Tuesday, 20 June 2017

Victoria's secret

When a 21st Century person describes living, or working conditions as "Victorian", you can be pretty sure it's not meant as a complement. Think dark satanic mills and stunted, malnourished workers subsisting on thin gruel.

But maybe we need to re-examine our preconceptions, at least if we're comparing life today with life in the mid-Victorian period (1850-1880):
Analysis of the mid-Victorian period in the U.K. reveals that life expectancy at age 5 was as good or better than exists today, and the incidence of degenerative disease was 10% of ours...

...contrary to historical tradition, we argue in this paper, using a range of historical evidence ... Britain and its world-dominating empire were supported by a workforce, an army and a navy comprised of individuals who were healthier, fitter and stronger than we are today...

...Our recent research indicates that the mid-Victorians’ good health was entirely due to their superior diet. This period was, nutritionally speaking, an island in time; one that was created and subsequently squandered by economic and political forces...

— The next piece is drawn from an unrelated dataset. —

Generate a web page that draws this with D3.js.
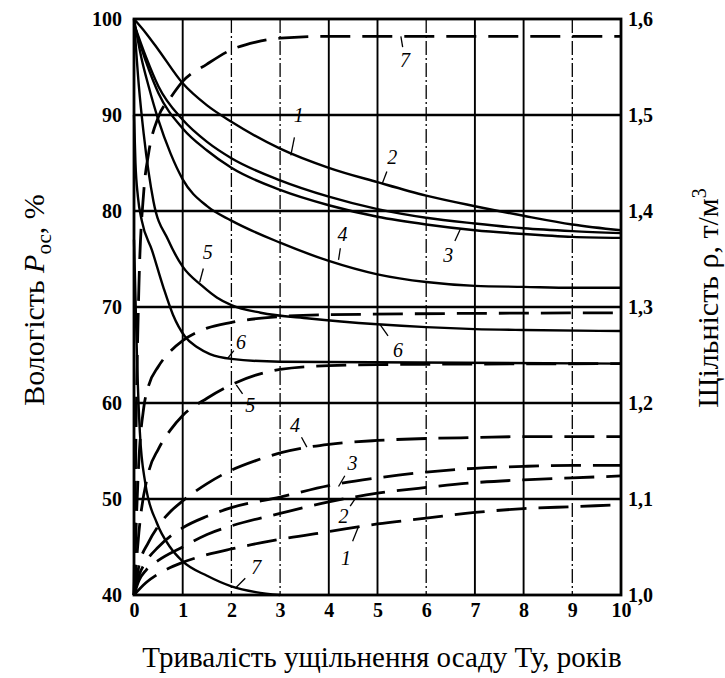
<!DOCTYPE html>
<html>
<head>
<meta charset="utf-8">
<script src="https://cdn.jsdelivr.net/npm/d3@7"></script>
<style>
  body { margin: 0; background: #fff; }
  svg { display: block; }
  text { font-family: "Liberation Serif", "Times New Roman", serif; fill: #000; }
</style>
</head>
<body>
<svg id="chart" width="725" height="678"></svg>
<script>
// x ticks (years) and axis tick labels
var yearTicks = [0, 1, 2, 3, 4, 5, 6, 7, 8, 9, 10];
var moistTicks = [40, 50, 60, 70, 80, 90, 100];
var densTicks = [1.0, 1.1, 1.2, 1.3, 1.4, 1.5, 1.6];
var dashedGridYears = [2, 3, 6, 9];

// solid curves: moisture P, % (t in years, value)
var moist1 = [[0, 100], [0.25, 98.5], [0.5, 96.8], [1, 93.3], [1.5, 91], [2, 89.3], [3, 86.5], [4, 84.5], [5, 83], [6, 81.6], [7, 80.5], [8, 79.5], [9, 78.6], [10, 78]];
var moist2 = [[0, 99.5], [0.25, 96], [0.5, 93], [1, 89.5], [1.5, 87.2], [2, 85.5], [3, 83.2], [4, 81.5], [5, 80.2], [6, 79.3], [7, 78.7], [8, 78.2], [9, 77.9], [10, 77.7]];
var moist3 = [[0, 99.5], [0.25, 95.5], [0.5, 92.3], [1, 88.6], [1.5, 86.3], [2, 84.5], [3, 82.2], [4, 80.6], [5, 79.4], [6, 78.6], [7, 78], [8, 77.6], [9, 77.3], [10, 77.2]];
var moist4 = [[0, 100], [0.15, 96], [0.3, 93], [0.5, 89.5], [0.75, 86], [1, 83.3], [1.5, 80.5], [2, 79], [3, 76.7], [4, 74.8], [5, 73.4], [6, 72.6], [7, 72.2], [8, 72.1], [9, 72], [10, 72]];
var moist5 = [[0, 100], [0.1, 93], [0.2, 88], [0.4, 81], [0.7, 77], [1, 74.2], [1.4, 72.2], [1.7, 71], [2, 70.2], [2.6, 69.4], [3.6, 68.8], [5, 68.2], [6, 67.9], [7, 67.7], [8, 67.6], [10, 67.5]];
var moist6 = [[0, 90], [0.03, 85], [0.08, 81.5], [0.16, 79], [0.37, 75.9], [0.6, 72.1], [0.8, 69.2], [1.05, 66.9], [1.3, 65.8], [1.56, 65.1], [2, 64.6], [3, 64.3], [10, 64.1]];
var moist7 = [[0, 77], [0.03, 71], [0.06, 65], [0.12, 57], [0.23, 51.7], [0.47, 47.5], [0.74, 45], [1, 43.5], [1.5, 42], [2, 40.9], [2.5, 40.3], [3, 40]];

// dashed curves: density, t/m3
var dens1 = [[0, 1.0], [0.25, 1.013], [0.5, 1.022], [1, 1.034], [1.5, 1.042], [2, 1.048], [3, 1.058], [4, 1.066], [5, 1.074], [6, 1.08], [7, 1.086], [8, 1.09], [9, 1.092], [10, 1.094]];
var dens2 = [[0, 1.0], [0.1, 1.015], [0.25, 1.026], [0.5, 1.036], [1, 1.05], [1.5, 1.063], [2, 1.072], [3, 1.085], [4, 1.097], [5, 1.106], [6, 1.112], [7, 1.117], [8, 1.12], [9, 1.122], [10, 1.124]];
var dens3 = [[0, 1.0], [0.1, 1.02], [0.25, 1.035], [0.5, 1.05], [1, 1.07], [1.5, 1.082], [2, 1.091], [3, 1.102], [4, 1.114], [5, 1.122], [6, 1.128], [7, 1.132], [8, 1.134], [9, 1.135], [10, 1.135]];
var dens4 = [[0, 1.0], [0.1, 1.03], [0.3, 1.055], [0.5, 1.072], [0.75, 1.087], [1, 1.098], [1.5, 1.116], [2, 1.13], [2.5, 1.14], [3, 1.148], [4, 1.157], [5, 1.161], [6, 1.163], [7, 1.164], [8, 1.165], [10, 1.165]];
var dens5 = [[0, 1.0], [0.1, 1.065], [0.3, 1.128], [0.5, 1.152], [0.75, 1.172], [1, 1.187], [1.5, 1.205], [2, 1.219], [2.5, 1.229], [3, 1.235], [4, 1.239], [5, 1.24], [10, 1.241]];
var dens6 = [[0, 1.0], [0.05, 1.08], [0.1, 1.14], [0.2, 1.195], [0.3, 1.218], [0.5, 1.238], [0.75, 1.254], [1, 1.265], [1.5, 1.278], [2, 1.284], [3, 1.29], [4, 1.292], [10, 1.294]];
var dens7 = [[0, 1.0], [0.05, 1.2], [0.1, 1.32], [0.2, 1.42], [0.3, 1.46], [0.5, 1.498], [0.75, 1.518], [1, 1.535], [1.5, 1.553], [2, 1.568], [2.5, 1.576], [3, 1.58], [4, 1.582], [10, 1.582]];

// curve labels: name, which axis, t, value where the pointer touches, label offset
var labelNames = ['7', '1', '2', '3', '4', '5', '6', '6', '5', '4', '3', '2', '1', '7'];
var labelSide = ['d', 'm', 'm', 'm', 'm', 'm', 'm', 'm', 'd', 'd', 'd', 'd', 'd', 'm'];
var labelAt = [[5.48, 1.582], [3.22, 85.8], [5.1, 82.9], [6.7, 78.1], [4.2, 74.9], [1.35, 72.6], [1.93, 64.7], [5.05, 68.2], [2.1, 1.219], [3.55, 1.154], [4.2, 1.113], [4.55, 1.101], [4.6, 1.07], [2.1, 40.8]];
var labelOff = [[4, 24], [8, -40], [10, -26], [-12, 26], [4, -26], [8, -30], [13, -16], [18, 26], [14, 20], [-12, -22], [14, -24], [-12, 18], [-12, 30], [20, -20]];

var svg = d3.select('#chart');
var padL = 134, padR = 621, padT = 19, padB = 595;
var x = d3.scaleLinear().domain([0, 10]).range([padL, padR]);
var yM = d3.scaleLinear().domain([40, 100]).range([padB, padT]);
var yD = d3.scaleLinear().domain([1.0, 1.6]).range([padB, padT]);

// grid
svg.append('g').selectAll('line').data(moistTicks.slice(1, -1)).enter().append('line')
    .attr('x1', padL).attr('x2', padR)
    .attr('y1', d => yM(d)).attr('y2', d => yM(d))
    .attr('stroke', '#000').attr('stroke-width', 2.4);
svg.append('g').selectAll('line').data(yearTicks.slice(1, -1)).enter().append('line')
    .attr('x1', d => x(d)).attr('x2', d => x(d))
    .attr('y1', padT).attr('y2', padB)
    .attr('stroke', '#000')
    .attr('stroke-width', d => dashedGridYears.indexOf(d) >= 0 ? 1.3 : 1.9)
    .attr('stroke-dasharray', d => dashedGridYears.indexOf(d) >= 0 ? '14,3,2,3' : null);

// curves
var lineM = d3.line().x(d => x(d[0])).y(d => yM(d[1])).curve(d3.curveMonotoneX);
var lineD = d3.line().x(d => x(d[0])).y(d => yD(d[1])).curve(d3.curveMonotoneX);
var solids = [moist1, moist2, moist3, moist4, moist5, moist6, moist7];
var dashes = [dens1, dens2, dens3, dens4, dens5, dens6, dens7];
svg.append('g').selectAll('path').data(solids).enter().append('path')
    .attr('d', lineM).attr('fill', 'none').attr('stroke', '#000').attr('stroke-width', 2.4);
svg.append('g').selectAll('path').data(dashes).enter().append('path')
    .attr('d', lineD).attr('fill', 'none').attr('stroke', '#000').attr('stroke-width', 2.8)
    .attr('stroke-dasharray', '30,12');

// frame
svg.append('rect').attr('x', padL).attr('y', padT).attr('width', padR - padL).attr('height', padB - padT)
    .attr('fill', 'none').attr('stroke', '#000').attr('stroke-width', 2.8);

// axes labels
var axL = svg.append('g').attr('transform', 'translate(' + padL + ',0)')
    .call(d3.axisLeft(yM).tickValues(moistTicks).tickSize(0).tickPadding(12));
var axR = svg.append('g').attr('transform', 'translate(' + padR + ',0)')
    .call(d3.axisRight(yD).tickValues(densTicks).tickSize(0).tickPadding(7).tickFormat(d => d3.format('.1f')(d).replace('.', ',')));
var axB = svg.append('g').attr('transform', 'translate(0,' + padB + ')')
    .call(d3.axisBottom(x).tickValues(yearTicks).tickSize(0).tickPadding(8));
[axL, axR, axB].forEach(a => {
    a.select('.domain').remove();
    a.selectAll('text').style('font-family', '"Liberation Serif", serif')
        .style('font-size', '20px').style('font-weight', 'bold');
});

// curve labels with pointer strokes
labelNames.forEach((n, i) => {
    var px = x(labelAt[i][0]);
    var py = labelSide[i] == 'm' ? yM(labelAt[i][1]) : yD(labelAt[i][1]);
    var lx = px + labelOff[i][0], ly = py + labelOff[i][1];
    svg.append('line').attr('x1', px).attr('y1', py)
        .attr('x2', px + labelOff[i][0] * 0.45).attr('y2', py + labelOff[i][1] * 0.45)
        .attr('stroke', '#000').attr('stroke-width', 1.3);
    svg.append('text').attr('x', lx).attr('y', ly).attr('text-anchor', 'middle')
        .attr('dominant-baseline', 'central')
        .style('font-size', '20px').style('font-style', 'italic').text(n);
});

// titles
svg.append('text').attr('x', 382).attr('y', 667).attr('text-anchor', 'middle')
    .style('font-size', '29px').text('Тривалість ущільнення осаду Ту, років');

var tl = svg.append('text').attr('transform', 'translate(44,300) rotate(-90)').attr('text-anchor', 'middle')
    .style('font-size', '30px');
tl.append('tspan').text('Вологість ');
tl.append('tspan').style('font-style', 'italic').text('P');
tl.append('tspan').attr('dy', 7).style('font-size', '21px').text('ос');
tl.append('tspan').attr('dy', -7).text(', %');

var tr = svg.append('text').attr('transform', 'translate(718,298) rotate(-90)').attr('text-anchor', 'middle')
    .style('font-size', '30px');
tr.append('tspan').text('Щільність ρ, т/м');
tr.append('tspan').attr('dy', -12).style('font-size', '20px').text('3');
</script>
</body>
</html>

...with the exception of family planning, the vast edifice of twentieth century healthcare has not enabled us to live longer but has in the main merely supplied methods of suppressing the symptoms of degenerative diseases which have emerged due to our failure to maintain mid-Victorian nutritional standards.
How the Mid-Victorians Worked, Ate and Died, by Paul Clayton and Judith Rowbotham

Clayton and Rowbotham seem to have identified a Goldilocks period. Before the 1850s, the Corn Laws and the crop blights of the Hungry Forties kept many people too hungry to be healthy. After about 1880, a move towards cheap, low-quality foods (fatty canned meats, cheap sugar, all manner of adulteration of basic foodstuffs, etc), along with cheap booze and that new, convenient, nicotine delivery system, the cigarette, meant that many people were ingesting too much unhealthy stuff to stay well.

Add the mid-Victorians' high levels of physical activity to their wholesome food, and you're looking at a recipe for a fairly healthy life. Something to ponder, as you pour some milk onto your sugary processed breakfast cereal before a sedentary day involving way too much screen time.